Vivemos no tempo das idolatrias. Na falta de um rumo que seguir, agarramo-nos a figuras míticas, normalmente distantes e sempre perfeitas aos nossos olhos. No frenesim que é a nossa vida, os que estão mais próximos de nós são muitas vezes postos de lado, como se cada uma dessas pessoas representasse alguma irritação ou frustração que temos dentro de nós. Somos ensinados a admirar o desconhecido, o distante e o irreal. Adoramos promessas impossíveis de alcançar e cada vez mais somos escravos da novidade permanente.
Começo por aqui, porque quando era mais novo, todos os meus amigos deliravam com vários super-heróis. Eu confesso que estranhava, porque nunca nenhum me cativava, não sentia vontade de o venerar e até me sentia de parte neste capítulo. Lá fui crescendo e quando tento pensar onde estava a primeira vez que me lembro do meu avô, a resposta mais perto da verdade parece-me ser o Galeto, um icónico restaurante lisboeta onde religiosamente íamos lanchar. “Um queque e um sumo de laranja” eram as palavras de ordem, enquanto nos sentávamos ao balcão e eu me fascinava com o elevador misterioso de onde chegava tudo. Mesmo nestes momentos onde a minha cabeça navegava para o mundo da fantasia, lá estava ele comigo. Para ser sincero, é a minha grande memória de infância. O meu avô era isto, são memórias, presença assídua, é ir ao Planetário durante 2 horas e, como se não chegasse, lá fomos nós ao Estádio do Restelo ver o Benfica perder 2-0. Sportinguista convicto, eu suspeitava que o meu avô me tinha levado lá para ver o Benfica perder e reconsiderar as minhas escolhas de criança, mas sendo quem é, tenho a certeza que foi para me fazer ainda mais benfiquista. Aliás, foi ele que me fez ficar ainda mais agarrado quando me contava que ia ao Estádio da Luz para ver o Benfica do Eusébio e eu achava aquilo fascinante. Ensinou-me a definição de paciência quando aceitava ir sozinho comigo simular a Liga dos Campeões no areal da Caparica, com a arte de ainda hoje não perceber se eu realmente dava luta.
Quando nasceu a minha irmã, foi quem me foi buscar à escola e disse que “tínhamos de ir buscar uma encomenda”. Ele, que a conhecia tão bem, tinha razão.
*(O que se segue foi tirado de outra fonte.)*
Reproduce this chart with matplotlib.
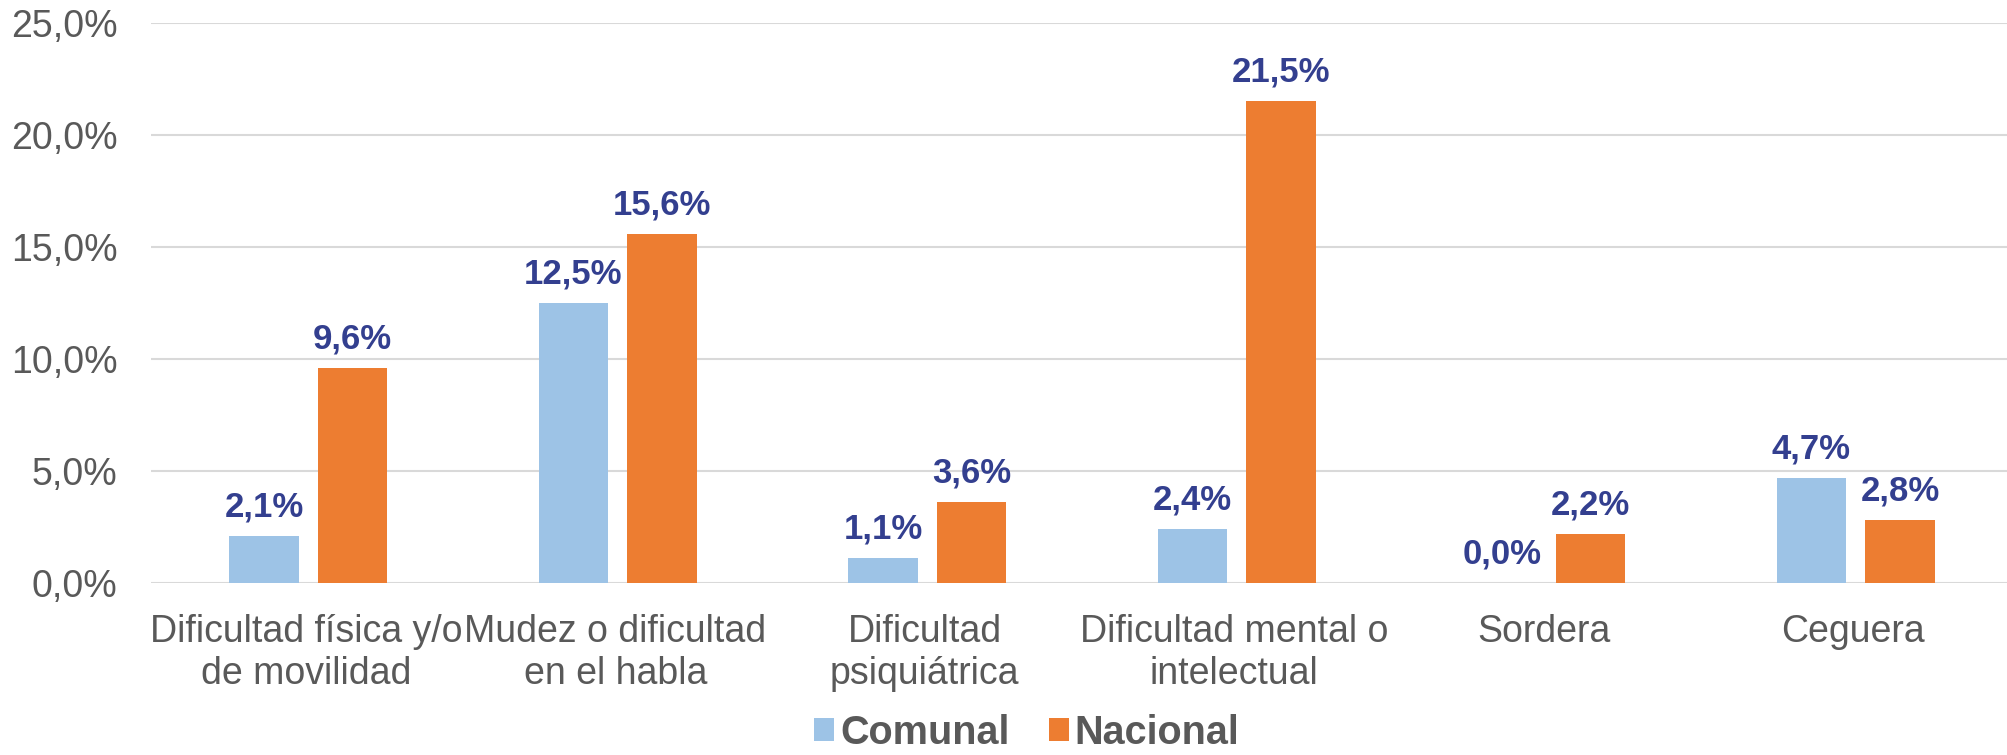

Mas foi também na relação que tinha com ela que eu sempre aprendi. Percebi a dimensão de quem estava à minha frente e a forma como tratando-nos igualmente, sabe exatamente as nossas diferenças e como as conjugar. Quando foi a vez dos meus tios decidirem dar-me primos, lembro-me de a minha mãe dizer-me que o avô não pegava em bebés até aos 6 meses, mas rapidamente a regra foi quebrada, porque para os netos vale tudo. O meu avô sempre me puxou para cima, sempre foi subtil e inteligente a mostrar que tinha orgulho em mim. Vou-me sempre lembrar de me pedir vezes sem conta os vídeos onde intervinha nas Assembleias Gerais do Benfica, para mostrar a amigos, conhecidos e, no fundo, espalhar por Cabrela, a vila que tanto adorava. É impossível não relembrar as bolas que fazíamos com meias, panos e fita cola, irregulares, mas perfeitas para o que queríamos. Estragámos o tapete de Arraiolos da avó, mas fomos felizes como nunca e eu sei que, bem lá no fundo, até a minha avó gostou que o tapete se rasgasse e que o pó lá em casa aumentasse exponencialmente. O melhor de tudo isto é que para contar todas as histórias, talvez tenha mesmo de escrever um livro. E daqui para a frente, sempre que falar em público, vou-me lembrar dele, porque é dele que vem a coragem, a determinação, a naturalidade e a boa disposição e, claro, a distração. Aprendi que tudo “acontece aos melhores” e que temos de “reagir pela verdade da vida”. Quando crescer quero, como me dizia o meu tio no outro dia, ser igual ao melhor de sempre. O melhor filho, o melhor marido, o melhor pai e o melhor avô. Voltando ao início, porque é que nos agarramos a estas figuras míticas quando tem uma real tão próxima? Hoje, percebo que o meu super-herói é o meu avô Zé.